Nathalie Heinich a choisi de définir l’identité au travers de ce qu’elle n’est pas. Délestée, allégée de toutes connotations superflues, l’identité se définit dans la perception qu’on a de nous-mêmes et dans le regard des autres. 

L’identité, c’est d’abord une représentation mentale que nous nous faisons de ce que nous sommes, de ce que sont les autres, de ce que sont des entités abstraites, telles qu’un pays par exemple. Et les représentations, c’est très difficile de les figurer.

L’identité n’est pas une entité objective, qui serait déjà là, et que nous n’aurions plus qu’à décrire. C’est quelque chose qui se construit. Ça n’est pas non plus quelque chose de mouvant, qui ne serait arrimé à rien et qui pourrait se modifier à sa guise.

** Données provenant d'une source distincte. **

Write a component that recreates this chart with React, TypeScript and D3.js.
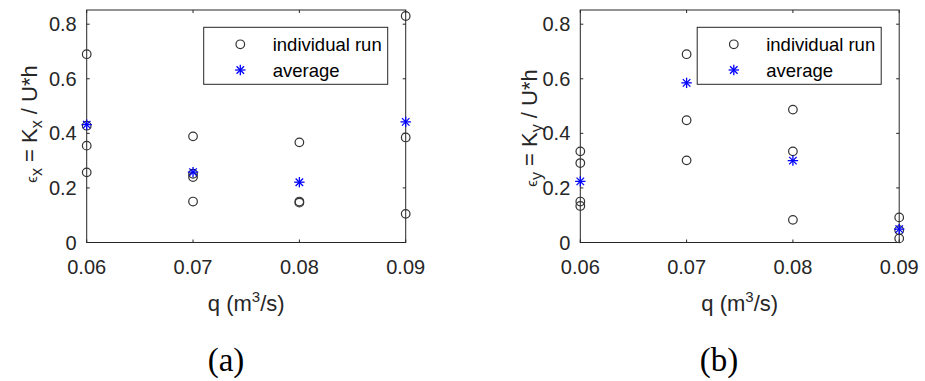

On voit comment le même terme et la même problématique peuvent avoir des connotations politiques totalement opposées, selon qu’il s’agit de défendre le maintien de cultures considérées comme dominantes, ou le maintien de cultures considérées comme dominées.

Vouloir faire de cette problématique de l’identité une problématique politique est une erreur, et encore plus lorsque l’on veut l’identifier à un seul camp politique. Tous les camps politiques peuvent s’en emparer, selon la façon dont ils l’utilisent.

On voit comment se construit cette imbrication entre le fait de se définir par référence à un pays, et par rapport à une religion. Les deux ne sont absolument pas incompatibles, simplement selon les contextes, on va plutôt insister sur l’un, ou sur l’autre.

La question de l’identité […] ne se pose que quand elle est en crise. C’est un objet assez particulier, qui est transparent tant que tout va bien, et qui commence à devenir extrêmement opaque – et donc discuté – dès lors que ça ne va pas.

Ce sont des définitions contradictoires – l’assimilation, la différence – qui construisent notre rapport à l’identité. Nous pouvons selon les moments nous définir par ce que nous sommes comme personne irréductible ou comme individu appartenant à un collectif.

Tout collectif dont les conditions de vie évoluent est forcément exposé à la tentation de se replier sur le passé. La passion pour le patrimoine […] est une passion directement liée à la conscience de la perte, à tous ces phénomènes de modernisation.